Source excerpt>

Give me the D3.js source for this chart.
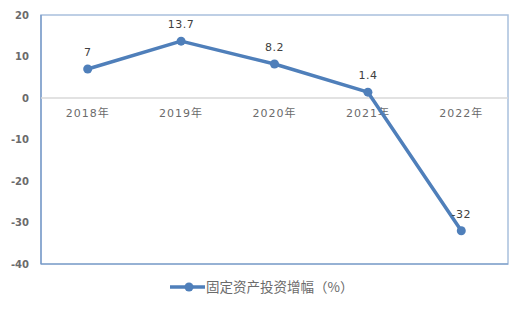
<!DOCTYPE html>
<html lang="zh">
<head>
    <meta charset="UTF-8">
    <title>固定资产投资增幅</title>
    <style>
        body { margin: 0; background: #fff; }
        svg { display: block; font-family: "DejaVu Sans", "Noto Sans CJK SC", sans-serif; }
    </style>
</head>
<body>
<script src="https://cdnjs.cloudflare.com/ajax/libs/d3/7.8.5/d3.min.js"></script>
<script>
    const years = ["2018年", "2019年", "2020年", "2021年", "2022年"];
    const growth = [7, 13.7, 8.2, 1.4, -32];
    const labels = ["7", "13.7", "8.2", "1.4", "-32"];
    const yTicks = [20, 10, 0, -10, -20, -30, -40];
    const seriesName = "固定资产投资增幅（%）";

    const width = 527, height = 309;
    const plot = {left: 41, right: 508, top: 15, bottom: 264};
    const lineColor = "#4f7fba";

    const svg = d3.select("body").append("svg")
        .attr("width", width)
        .attr("height", height);

    const x = d3.scaleBand().domain(years).range([plot.left, plot.right]);
    const y = d3.scaleLinear().domain([-40, 20]).range([plot.bottom, plot.top]);

    // frame
    svg.append("rect")
        .attr("x", plot.left).attr("y", plot.top)
        .attr("width", plot.right - plot.left).attr("height", plot.bottom - plot.top)
        .attr("fill", "none").attr("stroke", "#a9c0dd").attr("stroke-width", 1.5);
    svg.append("line")
        .attr("x1", plot.left).attr("x2", plot.left).attr("y1", plot.top).attr("y2", plot.bottom)
        .attr("stroke", "#6f93c4").attr("stroke-width", 1.2);
    svg.append("line")
        .attr("x1", plot.left).attr("x2", plot.right).attr("y1", plot.bottom).attr("y2", plot.bottom)
        .attr("stroke", "#6f93c4").attr("stroke-width", 1.2);

    // zero line
    svg.append("line")
        .attr("x1", plot.left).attr("x2", plot.right).attr("y1", y(0)).attr("y2", y(0))
        .attr("stroke", "#d9d9d9").attr("stroke-width", 1.5);

    // y tick labels
    svg.selectAll(".ytick").data(yTicks).enter().append("text")
        .attr("x", 29).attr("y", d => y(d))
        .attr("dy", "0.35em")
        .attr("text-anchor", "end")
        .attr("font-size", 10).attr("font-weight", "bold")
        .attr("fill", "#6b6b6b")
        .text(d => d);

    // x labels
    svg.selectAll(".xtick").data(years).enter().append("text")
        .attr("x", d => x(d) + x.bandwidth() / 2)
        .attr("y", 113).attr("dy", "0.35em")
        .attr("text-anchor", "middle")
        .attr("font-size", 11)
        .attr("letter-spacing", 1)
        .attr("fill", "#6b6b6b")
        .text(d => d);

    const px = (d, i) => x(years[i]) + x.bandwidth() / 2;

    svg.append("path")
        .datum(growth)
        .attr("fill", "none")
        .attr("stroke", lineColor)
        .attr("stroke-width", 3.5)
        .attr("stroke-linejoin", "round")
        .attr("d", d3.line().x(px).y(d => y(d)));

    svg.selectAll(".pt").data(growth).enter().append("circle")
        .attr("cx", px).attr("cy", d => y(d))
        .attr("r", 4.5).attr("fill", lineColor);

    svg.selectAll(".lbl").data(growth).enter().append("text")
        .attr("x", px).attr("y", d => y(d) - 17)
        .attr("dy", "0.35em")
        .attr("text-anchor", "middle")
        .attr("font-size", 11)
        .attr("letter-spacing", 0.5)
        .attr("fill", "#404040")
        .text((d, i) => labels[i]);

    // legend
    const lg = svg.append("g");
    lg.append("line")
        .attr("x1", 170).attr("x2", 205).attr("y1", 287).attr("y2", 287)
        .attr("stroke", lineColor).attr("stroke-width", 3.5);
    lg.append("circle").attr("cx", 189).attr("cy", 287).attr("r", 4.5).attr("fill", lineColor);
    lg.append("text")
        .attr("x", 206).attr("y", 287).attr("dy", "0.35em")
        .attr("font-family", "Noto Sans CJK SC, sans-serif")
        .attr("font-size", 13.5).attr("fill", "#6b6b6b")
        .text(seriesName);
</script>
</body>
</html>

Given exercise>
Except for the pictures, copy the material above exactly.

Task solution>
Give me the D3.js source for this chart.
<!DOCTYPE html>
<html lang="zh">
<head>
    <meta charset="UTF-8">
    <title>固定资产投资增幅</title>
    <style>
        body { margin: 0; background: #fff; }
        svg { display: block; font-family: "DejaVu Sans", "Noto Sans CJK SC", sans-serif; }
    </style>
</head>
<body>
<script src="https://cdnjs.cloudflare.com/ajax/libs/d3/7.8.5/d3.min.js"></script>
<script>
    const years = ["2018年", "2019年", "2020年", "2021年", "2022年"];
    const growth = [7, 13.7, 8.2, 1.4, -32];
    const labels = ["7", "13.7", "8.2", "1.4", "-32"];
    const yTicks = [20, 10, 0, -10, -20, -30, -40];
    const seriesName = "固定资产投资增幅（%）";

    const width = 527, height = 309;
    const plot = {left: 41, right: 508, top: 15, bottom: 264};
    const lineColor = "#4f7fba";

    const svg = d3.select("body").append("svg")
        .attr("width", width)
        .attr("height", height);

    const x = d3.scaleBand().domain(years).range([plot.left, plot.right]);
    const y = d3.scaleLinear().domain([-40, 20]).range([plot.bottom, plot.top]);

    // frame
    svg.append("rect")
        .attr("x", plot.left).attr("y", plot.top)
        .attr("width", plot.right - plot.left).attr("height", plot.bottom - plot.top)
        .attr("fill", "none").attr("stroke", "#a9c0dd").attr("stroke-width", 1.5);
    svg.append("line")
        .attr("x1", plot.left).attr("x2", plot.left).attr("y1", plot.top).attr("y2", plot.bottom)
        .attr("stroke", "#6f93c4").attr("stroke-width", 1.2);
    svg.append("line")
        .attr("x1", plot.left).attr("x2", plot.right).attr("y1", plot.bottom).attr("y2", plot.bottom)
        .attr("stroke", "#6f93c4").attr("stroke-width", 1.2);

    // zero line
    svg.append("line")
        .attr("x1", plot.left).attr("x2", plot.right).attr("y1", y(0)).attr("y2", y(0))
        .attr("stroke", "#d9d9d9").attr("stroke-width", 1.5);

    // y tick labels
    svg.selectAll(".ytick").data(yTicks).enter().append("text")
        .attr("x", 29).attr("y", d => y(d))
        .attr("dy", "0.35em")
        .attr("text-anchor", "end")
        .attr("font-size", 10).attr("font-weight", "bold")
        .attr("fill", "#6b6b6b")
        .text(d => d);

    // x labels
    svg.selectAll(".xtick").data(years).enter().append("text")
        .attr("x", d => x(d) + x.bandwidth() / 2)
        .attr("y", 113).attr("dy", "0.35em")
        .attr("text-anchor", "middle")
        .attr("font-size", 11)
        .attr("letter-spacing", 1)
        .attr("fill", "#6b6b6b")
        .text(d => d);

    const px = (d, i) => x(years[i]) + x.bandwidth() / 2;

    svg.append("path")
        .datum(growth)
        .attr("fill", "none")
        .attr("stroke", lineColor)
        .attr("stroke-width", 3.5)
        .attr("stroke-linejoin", "round")
        .attr("d", d3.line().x(px).y(d => y(d)));

    svg.selectAll(".pt").data(growth).enter().append("circle")
        .attr("cx", px).attr("cy", d => y(d))
        .attr("r", 4.5).attr("fill", lineColor);

    svg.selectAll(".lbl").data(growth).enter().append("text")
        .attr("x", px).attr("y", d => y(d) - 17)
        .attr("dy", "0.35em")
        .attr("text-anchor", "middle")
        .attr("font-size", 11)
        .attr("letter-spacing", 0.5)
        .attr("fill", "#404040")
        .text((d, i) => labels[i]);

    // legend
    const lg = svg.append("g");
    lg.append("line")
        .attr("x1", 170).attr("x2", 205).attr("y1", 287).attr("y2", 287)
        .attr("stroke", lineColor).attr("stroke-width", 3.5);
    lg.append("circle").attr("cx", 189).attr("cy", 287).attr("r", 4.5).attr("fill", lineColor);
    lg.append("text")
        .attr("x", 206).attr("y", 287).attr("dy", "0.35em")
        .attr("font-family", "Noto Sans CJK SC, sans-serif")
        .attr("font-size", 13.5).attr("fill", "#6b6b6b")
        .text(seriesName);
</script>
</body>
</html>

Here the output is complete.